Consider PBNs only if you can honestly answer yes to: Do I have $3,000+ per month for setup and maintenance? Can I absorb a complete traffic loss without business failure? Do I understand footprint analysis and server segmentation? Am I targeting keywords where competitors demonstrably use similar tactics?
For most readers—especially those building sustainable projects or working with client sites—the risk-reward equation tilts negative. The scenarios where PBNs offer acceptable tradeoffs are narrower than most case studies suggest, typically limited to experienced operators with disposable testing budgets and diversified traffic sources.
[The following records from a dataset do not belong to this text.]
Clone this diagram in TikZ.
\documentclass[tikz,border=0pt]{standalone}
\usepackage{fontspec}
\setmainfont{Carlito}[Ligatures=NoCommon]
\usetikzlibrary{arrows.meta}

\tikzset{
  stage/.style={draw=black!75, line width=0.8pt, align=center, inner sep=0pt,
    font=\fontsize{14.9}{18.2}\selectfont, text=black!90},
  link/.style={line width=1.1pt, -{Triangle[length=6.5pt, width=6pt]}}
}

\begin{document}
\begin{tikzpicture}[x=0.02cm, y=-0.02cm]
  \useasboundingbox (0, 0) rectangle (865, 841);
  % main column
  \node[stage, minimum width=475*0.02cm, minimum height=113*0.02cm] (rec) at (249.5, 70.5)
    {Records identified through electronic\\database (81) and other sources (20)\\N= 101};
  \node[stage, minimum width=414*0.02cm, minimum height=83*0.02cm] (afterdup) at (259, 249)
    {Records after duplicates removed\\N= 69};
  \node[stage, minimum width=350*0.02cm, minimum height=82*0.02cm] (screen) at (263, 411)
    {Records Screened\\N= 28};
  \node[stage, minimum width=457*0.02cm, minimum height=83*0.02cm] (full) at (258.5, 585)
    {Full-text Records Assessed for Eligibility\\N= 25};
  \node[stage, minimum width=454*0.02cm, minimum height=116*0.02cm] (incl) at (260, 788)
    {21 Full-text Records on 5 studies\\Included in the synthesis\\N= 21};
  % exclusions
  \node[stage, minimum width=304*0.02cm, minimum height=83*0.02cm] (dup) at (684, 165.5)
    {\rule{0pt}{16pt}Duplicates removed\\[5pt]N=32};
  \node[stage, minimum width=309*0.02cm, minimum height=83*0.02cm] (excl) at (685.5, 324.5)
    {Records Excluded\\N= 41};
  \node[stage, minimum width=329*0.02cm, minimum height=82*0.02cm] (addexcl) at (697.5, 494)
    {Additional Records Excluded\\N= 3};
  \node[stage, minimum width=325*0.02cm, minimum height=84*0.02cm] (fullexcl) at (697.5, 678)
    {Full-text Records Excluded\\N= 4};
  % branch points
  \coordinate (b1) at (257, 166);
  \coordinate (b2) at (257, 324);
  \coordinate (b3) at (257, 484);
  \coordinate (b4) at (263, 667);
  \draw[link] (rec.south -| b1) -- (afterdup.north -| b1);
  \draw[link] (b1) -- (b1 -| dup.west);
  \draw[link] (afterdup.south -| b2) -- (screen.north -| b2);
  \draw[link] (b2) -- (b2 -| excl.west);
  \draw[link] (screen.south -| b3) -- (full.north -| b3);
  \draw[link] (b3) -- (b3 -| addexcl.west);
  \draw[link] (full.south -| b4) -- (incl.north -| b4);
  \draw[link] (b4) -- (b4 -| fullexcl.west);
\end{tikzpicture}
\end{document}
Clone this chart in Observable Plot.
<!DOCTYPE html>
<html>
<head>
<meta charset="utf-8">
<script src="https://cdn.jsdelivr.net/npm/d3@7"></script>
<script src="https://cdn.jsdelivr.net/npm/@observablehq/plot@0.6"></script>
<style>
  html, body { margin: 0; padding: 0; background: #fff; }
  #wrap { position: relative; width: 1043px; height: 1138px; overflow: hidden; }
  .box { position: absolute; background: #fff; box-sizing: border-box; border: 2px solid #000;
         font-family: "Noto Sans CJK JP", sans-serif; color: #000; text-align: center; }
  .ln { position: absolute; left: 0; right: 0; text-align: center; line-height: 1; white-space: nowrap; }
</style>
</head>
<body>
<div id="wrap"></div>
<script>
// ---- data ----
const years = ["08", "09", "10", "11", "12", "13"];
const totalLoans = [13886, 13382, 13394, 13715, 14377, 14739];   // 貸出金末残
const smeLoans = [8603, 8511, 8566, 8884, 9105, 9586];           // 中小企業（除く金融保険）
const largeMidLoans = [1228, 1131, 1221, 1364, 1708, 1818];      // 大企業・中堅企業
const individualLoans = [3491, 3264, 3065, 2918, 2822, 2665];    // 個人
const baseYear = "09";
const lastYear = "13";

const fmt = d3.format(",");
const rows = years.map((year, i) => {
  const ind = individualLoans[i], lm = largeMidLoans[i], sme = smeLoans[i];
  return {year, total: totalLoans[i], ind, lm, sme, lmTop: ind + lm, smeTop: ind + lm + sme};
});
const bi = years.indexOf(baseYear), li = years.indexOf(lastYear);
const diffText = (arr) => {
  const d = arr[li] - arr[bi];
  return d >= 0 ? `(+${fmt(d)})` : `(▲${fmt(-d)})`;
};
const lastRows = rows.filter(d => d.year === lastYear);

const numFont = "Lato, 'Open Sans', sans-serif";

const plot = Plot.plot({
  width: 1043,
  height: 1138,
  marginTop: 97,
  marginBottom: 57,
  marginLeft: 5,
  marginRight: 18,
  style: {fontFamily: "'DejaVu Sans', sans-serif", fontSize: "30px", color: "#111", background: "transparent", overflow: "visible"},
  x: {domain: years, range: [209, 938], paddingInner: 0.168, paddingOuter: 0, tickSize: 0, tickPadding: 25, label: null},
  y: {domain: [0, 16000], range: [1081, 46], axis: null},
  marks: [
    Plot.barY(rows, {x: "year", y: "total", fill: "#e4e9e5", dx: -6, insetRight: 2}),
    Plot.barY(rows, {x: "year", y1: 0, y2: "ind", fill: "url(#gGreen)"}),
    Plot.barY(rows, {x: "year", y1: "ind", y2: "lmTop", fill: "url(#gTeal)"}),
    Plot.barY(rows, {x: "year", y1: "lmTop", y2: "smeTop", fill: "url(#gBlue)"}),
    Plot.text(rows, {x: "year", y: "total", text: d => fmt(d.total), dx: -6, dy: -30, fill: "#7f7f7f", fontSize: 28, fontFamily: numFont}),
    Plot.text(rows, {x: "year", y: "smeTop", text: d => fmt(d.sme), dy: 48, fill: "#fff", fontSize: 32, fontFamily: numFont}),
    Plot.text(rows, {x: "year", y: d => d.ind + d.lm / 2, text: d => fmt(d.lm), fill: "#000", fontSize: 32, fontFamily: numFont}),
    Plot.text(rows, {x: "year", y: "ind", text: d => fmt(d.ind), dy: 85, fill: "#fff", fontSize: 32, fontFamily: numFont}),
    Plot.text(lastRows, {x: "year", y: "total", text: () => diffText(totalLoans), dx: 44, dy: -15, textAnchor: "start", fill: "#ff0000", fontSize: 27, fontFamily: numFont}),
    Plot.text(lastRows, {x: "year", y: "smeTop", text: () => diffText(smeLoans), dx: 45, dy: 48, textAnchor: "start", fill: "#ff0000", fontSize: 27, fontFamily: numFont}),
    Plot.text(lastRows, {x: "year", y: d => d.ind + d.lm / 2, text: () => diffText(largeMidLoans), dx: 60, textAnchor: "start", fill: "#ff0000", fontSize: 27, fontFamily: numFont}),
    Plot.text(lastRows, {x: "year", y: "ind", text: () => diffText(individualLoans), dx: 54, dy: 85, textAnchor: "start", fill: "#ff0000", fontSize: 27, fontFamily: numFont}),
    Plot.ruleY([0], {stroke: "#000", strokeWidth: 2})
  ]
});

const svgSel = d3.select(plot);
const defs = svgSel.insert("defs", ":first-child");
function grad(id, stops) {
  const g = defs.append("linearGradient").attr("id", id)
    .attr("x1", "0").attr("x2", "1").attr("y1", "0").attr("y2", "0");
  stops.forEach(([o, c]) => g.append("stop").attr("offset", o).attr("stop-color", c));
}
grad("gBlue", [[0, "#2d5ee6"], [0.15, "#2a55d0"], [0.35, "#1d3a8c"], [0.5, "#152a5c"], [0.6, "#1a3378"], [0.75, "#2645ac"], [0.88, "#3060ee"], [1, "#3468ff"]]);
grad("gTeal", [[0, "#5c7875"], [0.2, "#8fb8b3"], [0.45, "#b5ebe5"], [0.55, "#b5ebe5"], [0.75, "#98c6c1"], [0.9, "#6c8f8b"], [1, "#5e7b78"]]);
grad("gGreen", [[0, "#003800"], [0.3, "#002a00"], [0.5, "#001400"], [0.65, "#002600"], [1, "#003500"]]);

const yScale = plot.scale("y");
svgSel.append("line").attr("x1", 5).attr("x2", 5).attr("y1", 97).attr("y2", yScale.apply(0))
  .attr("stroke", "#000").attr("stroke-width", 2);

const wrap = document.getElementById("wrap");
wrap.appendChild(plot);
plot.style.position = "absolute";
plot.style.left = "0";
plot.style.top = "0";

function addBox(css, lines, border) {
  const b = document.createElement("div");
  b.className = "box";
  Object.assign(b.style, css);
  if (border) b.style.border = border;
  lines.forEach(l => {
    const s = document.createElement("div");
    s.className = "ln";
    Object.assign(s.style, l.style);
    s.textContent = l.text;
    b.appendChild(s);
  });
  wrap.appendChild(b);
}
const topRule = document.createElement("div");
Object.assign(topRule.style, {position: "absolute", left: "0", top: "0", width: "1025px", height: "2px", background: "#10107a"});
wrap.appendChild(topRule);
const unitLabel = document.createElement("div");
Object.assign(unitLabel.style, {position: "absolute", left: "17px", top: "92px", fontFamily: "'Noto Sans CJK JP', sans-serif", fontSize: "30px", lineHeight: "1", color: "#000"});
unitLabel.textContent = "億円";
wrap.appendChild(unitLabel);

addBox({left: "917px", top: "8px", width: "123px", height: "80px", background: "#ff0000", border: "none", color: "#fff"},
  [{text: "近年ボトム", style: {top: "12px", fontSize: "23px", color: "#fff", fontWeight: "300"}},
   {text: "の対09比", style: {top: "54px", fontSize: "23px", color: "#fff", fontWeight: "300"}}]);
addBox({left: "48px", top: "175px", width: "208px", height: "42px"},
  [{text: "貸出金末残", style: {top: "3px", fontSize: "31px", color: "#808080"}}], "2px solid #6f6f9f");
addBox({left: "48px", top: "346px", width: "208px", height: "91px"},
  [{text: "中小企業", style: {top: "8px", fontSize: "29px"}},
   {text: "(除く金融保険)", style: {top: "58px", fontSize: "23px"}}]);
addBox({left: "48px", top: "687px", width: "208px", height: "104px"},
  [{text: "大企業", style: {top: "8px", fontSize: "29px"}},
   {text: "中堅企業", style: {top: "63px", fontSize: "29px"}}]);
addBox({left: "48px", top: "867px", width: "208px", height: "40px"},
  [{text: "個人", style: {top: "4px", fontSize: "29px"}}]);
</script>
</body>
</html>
The single biggest lesson: PBNs can move rankings, but the margin between “working” and “detected” is narrower than most vendors admit. Our test showed measurable gains over four months before footprint issues emerged—suggesting that execution quality and constant monitoring matter more than the strategy itself.
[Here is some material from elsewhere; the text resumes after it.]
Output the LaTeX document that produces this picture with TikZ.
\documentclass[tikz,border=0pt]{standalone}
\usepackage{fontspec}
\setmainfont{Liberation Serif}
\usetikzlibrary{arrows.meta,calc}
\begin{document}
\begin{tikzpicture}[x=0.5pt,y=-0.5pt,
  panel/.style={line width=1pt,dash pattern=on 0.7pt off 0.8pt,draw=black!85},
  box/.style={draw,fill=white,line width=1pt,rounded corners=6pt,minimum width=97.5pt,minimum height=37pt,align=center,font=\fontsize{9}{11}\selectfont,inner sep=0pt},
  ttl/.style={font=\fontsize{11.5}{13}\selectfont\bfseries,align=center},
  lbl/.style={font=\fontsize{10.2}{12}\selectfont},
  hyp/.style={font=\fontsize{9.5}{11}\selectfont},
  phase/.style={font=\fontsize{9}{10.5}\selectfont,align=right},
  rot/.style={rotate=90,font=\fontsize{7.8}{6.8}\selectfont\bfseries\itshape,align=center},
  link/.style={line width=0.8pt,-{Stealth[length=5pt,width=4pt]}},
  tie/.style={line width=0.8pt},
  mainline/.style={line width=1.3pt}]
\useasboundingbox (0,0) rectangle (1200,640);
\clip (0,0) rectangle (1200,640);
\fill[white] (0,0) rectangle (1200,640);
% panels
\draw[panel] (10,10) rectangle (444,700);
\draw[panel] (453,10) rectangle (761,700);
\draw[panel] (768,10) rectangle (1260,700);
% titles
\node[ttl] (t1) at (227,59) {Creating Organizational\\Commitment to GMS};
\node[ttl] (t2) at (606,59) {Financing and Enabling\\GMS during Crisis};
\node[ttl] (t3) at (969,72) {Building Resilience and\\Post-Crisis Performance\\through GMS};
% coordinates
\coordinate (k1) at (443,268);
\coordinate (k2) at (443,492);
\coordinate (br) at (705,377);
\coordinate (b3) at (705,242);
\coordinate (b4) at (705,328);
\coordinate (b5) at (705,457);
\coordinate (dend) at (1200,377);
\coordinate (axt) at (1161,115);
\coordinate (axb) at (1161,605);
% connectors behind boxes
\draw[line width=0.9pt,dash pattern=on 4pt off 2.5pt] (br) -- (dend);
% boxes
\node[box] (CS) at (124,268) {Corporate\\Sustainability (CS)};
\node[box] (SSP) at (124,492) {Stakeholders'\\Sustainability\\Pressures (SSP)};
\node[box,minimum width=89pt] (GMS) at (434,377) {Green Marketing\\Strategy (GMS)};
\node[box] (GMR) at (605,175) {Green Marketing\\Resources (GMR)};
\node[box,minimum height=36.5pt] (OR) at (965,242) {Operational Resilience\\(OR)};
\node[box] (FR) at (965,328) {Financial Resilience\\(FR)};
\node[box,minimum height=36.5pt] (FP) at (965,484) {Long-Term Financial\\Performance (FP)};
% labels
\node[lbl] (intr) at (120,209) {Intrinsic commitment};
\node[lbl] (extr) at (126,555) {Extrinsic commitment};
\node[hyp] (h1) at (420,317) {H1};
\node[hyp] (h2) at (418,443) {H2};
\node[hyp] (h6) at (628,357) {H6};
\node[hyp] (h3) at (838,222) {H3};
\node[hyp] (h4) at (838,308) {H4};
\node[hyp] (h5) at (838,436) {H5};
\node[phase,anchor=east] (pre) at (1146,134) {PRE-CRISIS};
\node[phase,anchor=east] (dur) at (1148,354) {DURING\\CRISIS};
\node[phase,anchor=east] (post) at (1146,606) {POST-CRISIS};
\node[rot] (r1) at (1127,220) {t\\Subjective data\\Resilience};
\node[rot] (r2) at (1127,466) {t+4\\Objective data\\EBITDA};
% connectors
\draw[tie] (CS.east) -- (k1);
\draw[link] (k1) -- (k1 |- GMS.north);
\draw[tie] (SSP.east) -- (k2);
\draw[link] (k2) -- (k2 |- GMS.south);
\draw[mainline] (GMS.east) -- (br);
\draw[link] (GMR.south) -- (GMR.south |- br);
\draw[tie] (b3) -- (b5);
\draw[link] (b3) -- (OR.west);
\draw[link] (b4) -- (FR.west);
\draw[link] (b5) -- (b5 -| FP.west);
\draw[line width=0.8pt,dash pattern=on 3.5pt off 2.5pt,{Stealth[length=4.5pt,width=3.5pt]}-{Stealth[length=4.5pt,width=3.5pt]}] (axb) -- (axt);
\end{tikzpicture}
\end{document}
What we’d do differently: diversify hosting from day one, limit interlinking between PBN properties, and allocate budget for content refreshes rather than just setup. We also underestimated the time cost of maintaining twenty domains; factor ongoing management into your ROI calculations.
Limitations worth noting: this was a single mid-competition niche with one domain. Results will vary by industry, existing authority, and Google’s shifting detection methods. We can’t isolate PBN impact from other SEO work happening simultaneously.
Draw your own conclusions from the data. If you’re risk-averse or building long-term brand assets, the penalty exposure likely outweighs short-term ranking gains. If you’re testing offers in disposable niches, the economics may justify the gamble—just budget for domain replacement.